--- start of RECORDS FOR THIS EXERCISE ---

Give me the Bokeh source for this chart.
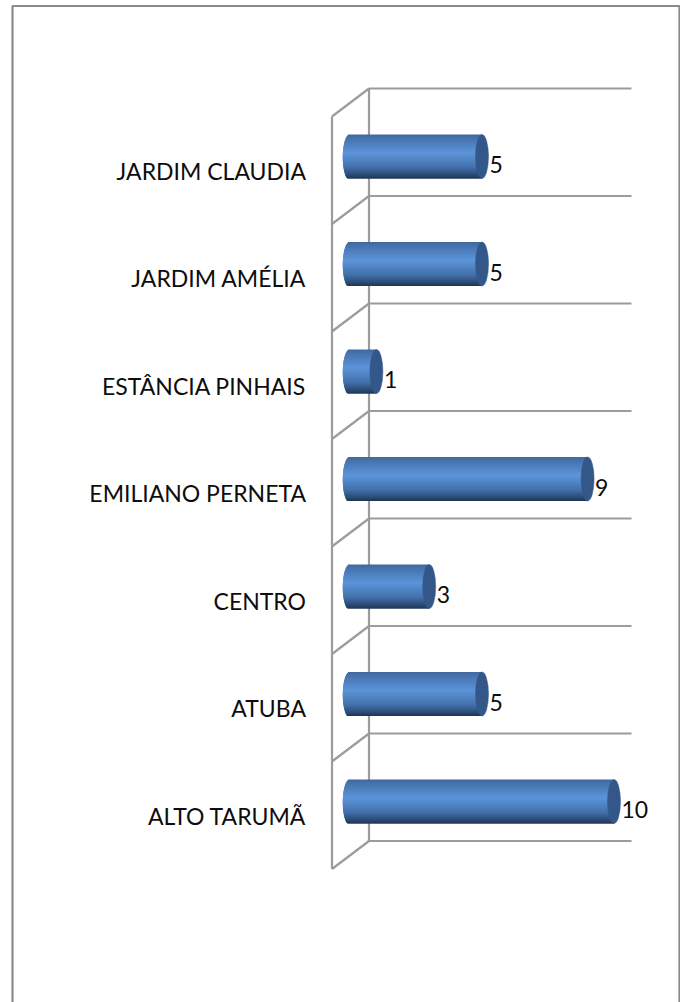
from bokeh.plotting import figure
from bokeh.embed import file_html
from bokeh.resources import INLINE
from bokeh.core.properties import value
import numpy as np

categories = ["ALTO TARUMÃ", "ATUBA", "CENTRO", "EMILIANO PERNETA",
              "ESTÂNCIA PINHAIS", "JARDIM AMÉLIA", "JARDIM CLAUDIA"]
values = [10, 5, 3, 9, 1, 5, 5]

W, H = 680, 1002
PX_PER_UNIT = 26.4
ZERO_PX = 349.5
ROW_PX = 107.5
ROW0_PX = 801.0

def xd(px):
    return (px - ZERO_PX) / PX_PER_UNIT

def yd(px):
    return (ROW0_PX - px) / ROW_PX

p = figure(width=W, height=H, output_backend="svg", toolbar_location=None,
           x_range=(xd(0), xd(W)), y_range=(yd(H), yd(0)),
           min_border=0, min_border_left=0, min_border_right=0,
           min_border_top=0, min_border_bottom=0,
           margin=0, outline_line_color=None,
           background_fill_color="white", border_fill_color="white")
p.axis.visible = False
p.grid.visible = False

GREY = "#9c9c9c"
# outer frame
p.multi_line([[xd(12), xd(12), xd(679), xd(679)]],
             [[yd(1010), yd(5.5), yd(5.5), yd(1010)]],
             line_color="#8a8a8a", line_width=2.2)

# walls: back gridlines + side diagonals
n = len(categories)
rows = yd(840.5) + np.arange(n + 1)
wall_x0, wall_x1, wall_xr = xd(331.5), xd(368.5), xd(631)
dy = 28.0 / ROW_PX
p.segment([wall_x1] * (n + 1), rows, [wall_xr] * (n + 1), rows, line_color=GREY, line_width=2.2)
p.segment([wall_x0] * (n + 1), rows - dy, [wall_x1] * (n + 1), rows, line_color=GREY, line_width=2.2)
p.segment([wall_x1, wall_x0], [rows[0], rows[0] - dy], [wall_x1, wall_x0], [rows[-1], rows[-1] - dy],
          line_color=GREY, line_width=2.2)

# cylinders: painted strip by strip, top to bottom, each strip overlapping the next
HALF_H = 22.0 / ROW_PX
A = 6.5 / PX_PER_UNIT
NS = 44
stops_t = [0.0, 0.08, 0.42, 0.75, 0.93, 1.0]
stops_c = [(64, 104, 158), (70, 114, 172), (92, 148, 218), (66, 112, 170), (42, 72, 112), (31, 52, 84)]
tt = (np.arange(NS) + 0.5) / NS
step = 2 * HALF_H / NS
ys, hs, lefts, rights, colors = [], [], [], [], []
for r, v in enumerate(values):
    for t in tt:
        c = [np.interp(t, stops_t, [s[i] for s in stops_c]) for i in range(3)]
        u = 2 * t - 1
        e = A * np.sqrt(1 - u * u)
        top = r + HALF_H - (t * 2 * HALF_H - step / 2)
        bottom = max(top - 2.5 * step, r - HALF_H)
        ys.append((top + bottom) / 2)
        hs.append(top - bottom)
        lefts.append(-e - 0.7 / PX_PER_UNIT)
        rights.append(v)
        colors.append("#%02x%02x%02x" % tuple(int(round(x)) for x in c))
p.hbar(y=ys, left=lefts, right=rights, height=hs, fill_color=colors, line_color=None)
rows_i = list(range(n))
p.ellipse(x=values, y=rows_i, width=2 * A, height=2 * HALF_H, fill_color="#34578a", line_color="#34578a",
          line_width=0.5)

# category labels
FONT = value("Lato")
p.text(x=[xd(305.5)] * n, y=[r - 14 / ROW_PX for r in rows_i], text=categories,
       text_font=FONT, text_font_size="23px", text_align="right", text_baseline="middle", text_color="#0d0d0d")
# value labels
p.text(x=[v + 7.5 / PX_PER_UNIT for v in values], y=[r - 8 / ROW_PX for r in rows_i], text=[str(v) for v in values],
       text_font=FONT, text_font_size="23px", text_align="left", text_baseline="middle", text_color="#0d0d0d")

open("out.html", "w").write(file_html(p, INLINE))
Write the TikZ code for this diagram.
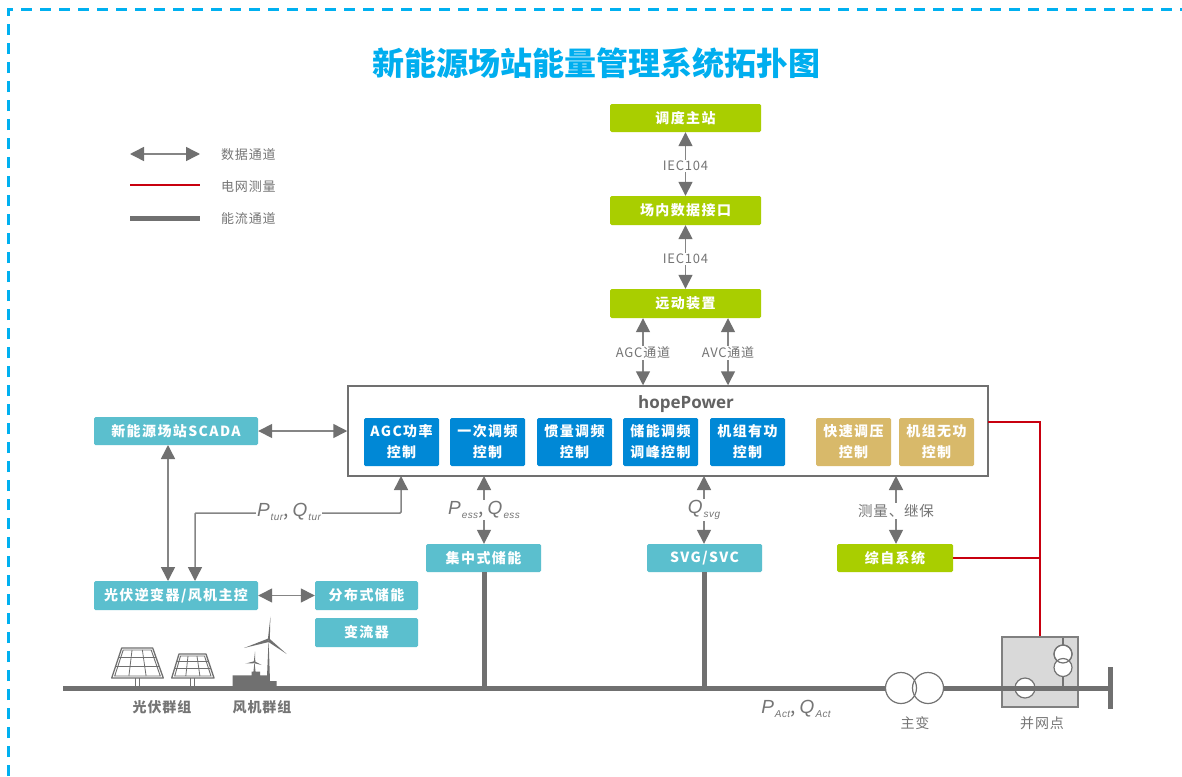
\documentclass[tikz,border=0pt]{standalone}
\usepackage{fontspec}
\setmainfont{Noto Sans CJK SC}
\newfontfamily\lsfont[LetterSpace=6]{Noto Sans CJK SC}
\newfontfamily\lsfontb[LetterSpace=10]{Noto Sans CJK SC}
\newfontfamily\latinit[LetterSpace=4]{Liberation Sans}
\newfontfamily\hopefont{Open Sans}
\usetikzlibrary{arrows.meta}
\definecolor{dashblue}{HTML}{00B0F0}
\definecolor{titleblue}{HTML}{00AEEF}
\definecolor{lgreen}{HTML}{A9CE00}
\definecolor{teal}{HTML}{5BBFCE}
\definecolor{cblue}{HTML}{0088D6}
\definecolor{gold}{HTML}{D8B96A}
\definecolor{gline}{HTML}{707070}
\definecolor{gtext}{HTML}{757575}
\definecolor{redline}{HTML}{C8000F}
\newcommand{\qty}[2]{{\latinit\itshape #1}\kern1pt\raisebox{-4pt}{\fontsize{10}{10}\selectfont\latinit\itshape #2}}
\tikzset{
  x=1pt,y=-1pt,
  box/.style={rounded corners=1.5pt,inner sep=0,font=\bfseries\lsfontb\fontsize{14}{21}\selectfont,text=white,align=center},
  data/.style={draw=gline!85,line width=1.5pt,{Triangle[length=14pt,width=14pt,color=gline]}-{Triangle[length=14pt,width=14pt,color=gline]}},
  power/.style={draw=gline,line width=5pt},
  meas/.style={draw=redline,line width=1.5pt},
  lab/.style={fill=white,inner sep=1pt,text=gtext,font=\lsfont\fontsize{13}{13}\selectfont},
  qlab/.style={fill=white,inner sep=1pt,text=gtext,font=\fontsize{19}{19}\selectfont},
  sym/.style={draw=gray!90!black,line width=1.2pt},
}
\newcommand{\bx}[7]{\node[box,fill=#6,minimum width=#4-#2,minimum height=#5-#3] (#1) at ({(#2+#4)/2},{(#3+#5)/2}) {#7};}
\newcommand{\panel}[8]{%
  \draw[gline,line width=1.3pt,fill=white,line join=round] (#1,#5)--(#2,#5)--(#4,#6)--(#3,#6)--cycle;
  \draw[gline,line width=0.9pt] ({#1+1.5},{#5+2})--({#2-1.5},{#5+2})--({#4-3},{#6-2})--({#3+3},{#6-2})--cycle;
  \draw[gline,line width=0.8pt] ({#1+(#2-#1)/3},{#5+2})--({#3+(#4-#3)/3},{#6-2});
  \draw[gline,line width=0.8pt] ({#1+2*(#2-#1)/3},{#5+2})--({#3+2*(#4-#3)/3},{#6-2});
  \draw[gline,line width=0.8pt] ({(3*#1+#3)/4-0.5},{#5+(#6-#5)*0.3})--({(3*#2+#4)/4+0.5},{#5+(#6-#5)*0.3});
  \draw[gline,line width=0.8pt] ({(#1+#3)/2-1},{#5+(#6-#5)*0.6})--({(#2+#4)/2+1},{#5+(#6-#5)*0.6});
  \draw[gline,line width=0.8pt] ({#7-2},#6)--({#7-2},686) ({#7+2},#6)--({#7+2},686);
  \coordinate (#8) at (#7,686);
}
\begin{document}
\begin{tikzpicture}
\useasboundingbox (0,0) rectangle (1182,776);
\fill[white] (0,0) rectangle (1182,776);
% frame
\coordinate (fbl) at (8,776);
\coordinate (ftl) at (8,10);
\coordinate (ftr) at (1182,10);
\draw[dashblue,line width=3pt,dash pattern=on 11pt off 8pt] (fbl)--(ftl)--(ftr);
\node[font=\bfseries\fontsize{32}{32}\selectfont,text=titleblue] (title) at (596,63) {新能源场站能量管理系统拓扑图};
% legend
\coordinate (l1a) at (130,154);\coordinate (l1b) at (200,154);
\coordinate (l2a) at (130,185);\coordinate (l2b) at (200,185);
\coordinate (l3a) at (130,218);\coordinate (l3b) at (200,218);
\draw[data] (l1a)--(l1b);
\draw[meas,line width=2.2pt] (l2a)--(l2b);
\draw[power] (l3a)--(l3b);
\node[lab,anchor=west,fill=none,inner sep=0] (lt1) at (221,155) {数据通道};
\node[lab,anchor=west,fill=none,inner sep=0] (lt2) at (221,187) {电网测量};
\node[lab,anchor=west,fill=none,inner sep=0] (lt3) at (221,219) {能流通道};
\coordinate (busl) at (63,688);\coordinate (busr) at (1110,688);
\coordinate (t1) at (901,688);\coordinate (t2) at (928,688);
\coordinate (c1) at (484,688);\coordinate (c2) at (704,688);
% top boxes
\bx{dd}{610}{104}{761}{132}{lgreen}{调度主站}
\bx{cn}{610}{196}{761}{225}{lgreen}{场内数据接口}
\bx{yd}{610}{289}{761}{318}{lgreen}{远动装置}
\draw[data] (dd)--(cn) node[lab,pos=0.53] {IEC104};
\draw[data] (cn)--(yd) node[lab,pos=0.53] {IEC104};
% hopePower
\node[draw=gline,line width=1.5pt,minimum width=640,minimum height=90,inner sep=0] (hp) at (668,431) {};
\node[font=\bfseries\hopefont\fontsize{17}{17}\selectfont,text=gtext!85!black] (hpt) at (686,404) {hopePower};
\bx{b1}{364}{418}{439}{466}{cblue}{AGC功率\\控制}
\bx{b2}{450}{418}{525}{466}{cblue}{一次调频\\控制}
\bx{b3}{537}{418}{612}{466}{cblue}{惯量调频\\控制}
\bx{b4}{623}{418}{698}{466}{cblue}{储能调频\\调峰控制}
\bx{b5}{710}{418}{785}{466}{cblue}{机组有功\\控制}
\bx{g1}{816}{418}{891}{466}{gold}{快速调压\\控制}
\bx{g2}{899}{418}{974}{466}{gold}{机组无功\\控制}
\path (yd.south) ++(-42.5,0) coordinate (agca);
\path (yd.south) ++(42.5,0) coordinate (avca);
\draw[data] (agca)--(agca |- hp.north) node[lab,midway,yshift=-1pt] {AGC通道};
\draw[data] (avca)--(avca |- hp.north) node[lab,midway,yshift=-1pt] {AVC通道};
% SCADA etc.
\bx{sc}{94}{417}{258}{445}{teal}{新能源场站SCADA}
\bx{gf}{94}{581}{258}{610}{teal}{光伏逆变器/风机主控}
\bx{fb}{315}{581}{418}{610}{teal}{分布式储能}
\bx{bl}{315}{618}{418}{647}{teal}{变流器}
\bx{jz}{426}{544}{541}{572}{teal}{集中式储能}
\bx{sv}{647}{544}{762}{572}{teal}{SVG/SVC}
\bx{zz}{837}{544}{953}{572}{lgreen}{综自系统}
\draw[data] (sc.east)--(sc.east -| hp.west);
\coordinate (a1) at (168,445);\coordinate (a2) at (168,581);
\draw[data] (a1)--(a2);
\coordinate (p1) at (195,581);\coordinate (p2) at (195,513);\coordinate (p3) at (401,513);\coordinate (p4) at (401,476);
\draw[data,rounded corners=1pt] (p1)--(p2)--(p3)--(p4);
\node[qlab] (ptur) at (289,512) {\qty{P}{tur}, \qty{Q}{tur}};
\draw[data] (gf.east)--(fb.west);
\coordinate (e1) at (484,476);\coordinate (e2) at (704,476);\coordinate (e3) at (896,476);
\draw[data] (e1)--(e1 |- jz.north) node[qlab,midway] (pess) {\qty{P}{ess}, \qty{Q}{ess}};
\draw[data] (e2)--(e2 |- sv.north) node[qlab,midway] (qsvg) {\qty{Q}{svg}};
\draw[data] (e3)--(e3 |- zz.north) node[lab,midway,font=\lsfont\fontsize{14.5}{14.5}\selectfont,yshift=-1pt] (cl) {测量、继保};
% bus
\draw[power] (busl)--(t1);
\coordinate (bust) at (1110,667);\coordinate (busb) at (1110,709);
\draw[power] (bust)--(busb);
\draw[power] (e1 |- jz.south)--(c1);
\draw[power] (e2 |- sv.south)--(c2);
% red
\coordinate (r1) at (988,422);\coordinate (r2) at (1040,422);\coordinate (r3) at (1040,637);
\draw[meas] (r1)--(r2)--(r3);
\draw[meas] (zz.east)--(zz.east -| r2);
% transformer
\node[circle,sym,fill=white,minimum size=31,inner sep=0] (tr1) at (t1) {};
\node[circle,sym,minimum size=31,inner sep=0] (tr2) at (t2) {};
\draw[power] (tr2.east)--(busr);
% grid point
\node[draw=gray,fill=gray!30,line width=1.2pt,minimum width=76,minimum height=70,inner sep=0] (gp) at (1040,672) {};
\node[circle,sym,fill=white,minimum size=20,inner sep=0] (gc) at (1025,688) {};
\draw[power] (gp.west |- busr)--(busr);
\coordinate (pt0) at (1063,638);\coordinate (pt1) at (1063,686);
\draw[sym] (pt0)--(pt1);
\node[circle,sym,fill=white,minimum size=18,inner sep=0] (pa) at (1063,654) {};
\node[circle,sym,fill=white,minimum size=18,inner sep=0] (pb) at (1063,667.5) {};
\node[circle,sym,minimum size=18,inner sep=0] (pc) at (1063,654) {};
\node[lab,fill=none,font=\lsfont\fontsize{14}{14}\selectfont] (zb) at (915,723) {主变};
\node[lab,fill=none,font=\lsfont\fontsize{14}{14}\selectfont] (bw) at (1042,723) {并网点};
\node[inner sep=0,text=gtext,font=\fontsize{19}{19}\selectfont] (pact) at (796,709) {\qty{P}{Act}, \qty{Q}{Act}};
% panels
\panel{121.7}{152.7}{111.7}{163.3}{648}{678}{137.7}{pv1}
\panel{179}{206}{171.7}{214}{654}{678}{192.5}{pv2}
% turbines
\fill[gline] (232.7,687)--(232.7,675.3)--(251.7,675.3)--(251.7,671.7)--(260,671.7)--(260,675.3)--(268,675.3)--(268,681)--(276.7,681)--(276.7,687)--cycle;
\fill[gline] (266.8,681)--(268.6,640)--(270,681)--cycle;
\fill[gline] (267.8,640)--(270.4,616.7)--(269.8,640)--cycle;
\fill[gline] (268.3,638.5)--(244,648)--(268.8,642)--cycle;
\fill[gline] (267.8,641.5)--(286.7,654)--(269.8,639)--cycle;
\fill[gline] (253.4,672)--(254.5,662)--(255.6,672)--cycle;
\fill[gline] (253.8,662)--(255,651.7)--(255.3,662)--cycle;
\fill[gline] (254.3,661.2)--(245.7,663.5)--(254.3,663.2)--cycle;
\fill[gline] (254.3,661.2)--(261.7,665)--(254.3,663.2)--cycle;
\node[lab,fill=none,font=\bfseries\lsfont\fontsize{14}{14}\selectfont] (pvt) at (162,707) {光伏群组};
\node[lab,fill=none,font=\bfseries\lsfont\fontsize{14}{14}\selectfont] (wdt) at (262,707) {风机群组};
\end{tikzpicture}
\end{document}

--- end of RECORDS FOR THIS EXERCISE ---

§ WHAT YOU HAVE TO DO
Return nothing but the lines running from the start of the data to the line with "import numpy as np", please, both ends included and no pictures.

§ ANSWER TO THIS EXERCISE
Give me the Bokeh source for this chart.
from bokeh.plotting import figure
from bokeh.embed import file_html
from bokeh.resources import INLINE
from bokeh.core.properties import value
import numpy as np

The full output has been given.